Now that d’Artagnan’s managed to secure two of his friends, he goes off in search of the third. On his way to Athos, d’Artagnan thinks about how mysterious Athos is compared to the other musketeers. He wonders about what happened in Athos’s past to make him the way he is. There is a certain sadness to Athos that d’Artagnan cannot pin down.
The pattern of threes continues as d’Artagnan makes his way to Athos. Although the novel keeps its comic tone in this chapter, some darkness creeps in. Unlike Porthos and Aramis, Athos isn’t merely in a temporary crisis; whatever secret is eating away at him has been doing so for a long time.
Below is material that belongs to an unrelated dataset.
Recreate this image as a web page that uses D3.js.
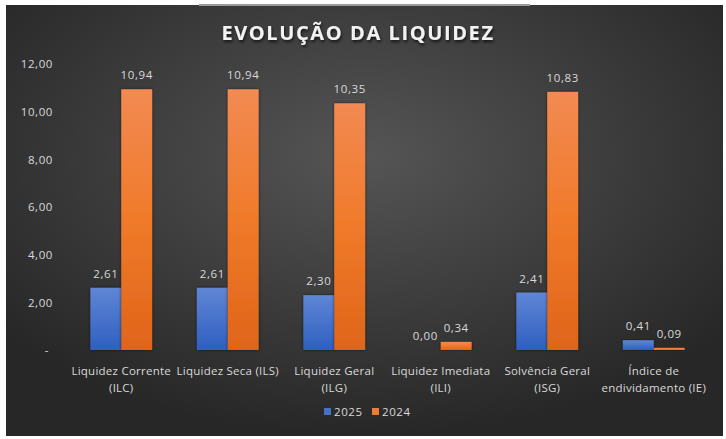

D’Artagnan reaches the inn where he expects to locate Athos and finds it in utter chaos. Evidently, Athos and Grimaud have locked themselves in the basement of the inn and refused to come out. Instead, they are eating all of the food and drinking all of the wine in the basement. If anyone tries to enter the basement, Athos fires his weapon at them. Of course, the innkeeper is very upset by all of this, but D’Artagnan doesn’t feel that bad for him. After all, this is the innkeeper that betrayed the musketeers and yelled for them to be arrested. The innkeeper explains that he was only acting on the cardinal’s orders.
D'Artagnan enters the third and final inn to find that Athos and Grimaud have gotten revenge on the innkeeper who betrayed them. Although d’Artagnan doesn’t feel bad for the innkeeper, he is deserving of some sympathy. After all, he was simply acting on the cardinal’s orders and did not think he was doing anything wrong. Now, in consequence, his business is being destroyed.
During d’Artagnan’s conversation with the innkeeper, two Englishmen arrive and learn about the situation in the basement. Annoyed, they plan to go down and get Athos out themselves. Realizing how poorly that is likely to go, d’Artagnan steps in and promises to retrieve Athos from the basement himself. D’Artagnan is ultimately successful, though Athos and Grimaud are still incredibly drunk. As payment, d'Artagnan gives the innkeeper Athos’s horse since d’Artagnan has a better one for him anyway.
D'Artagnan knows that Athos will easily kill the Englishmen if he doesn’t step in and do something. Luckily, despite Athos’s drunken state, he recognizes d’Artagnan and comes out of the basement before he can do any further damage.
In his drunken state, Athos tells d’Artagnan a story, which he claims happened to a friend of his. It is clear to d’Artagnan that Athos’s “friend” is actually Athos himself. This “friend” once fell in love with a beautiful girl and decided to marry her. He didn’t know the girl’s background and married her purely out of love rather than anything to do with her social status. However, one day, after the two were married, the woman fell from her horse and Athos’s “friend” saw that the woman was branded with a fleur-de-lis, the mark of a criminal. Apparently, she received the mark for stealing sacred items from a church. Enraged, Athos’s “friend” murdered his wife by hanging her from a tree. This story shocks d’Artagnan, who pretends to pass out from drinking too much.
Finally, d’Artagnan learns more about Athos’s background and it is shocking. Although Athos’s wife is not entirely innocent, Athos’s response is barbaric. The novel’s original readership may have been more sympathetic to Athos than the modern reader, but even from a contemporary perspective, his actions are excessive. This is a major shift in Athos’s character. Previously, although flawed, the musketeers were all likeable and generally moral people. However, Athos’s past adds layers of grey into the mix and the line between hero and villain becomes blurred.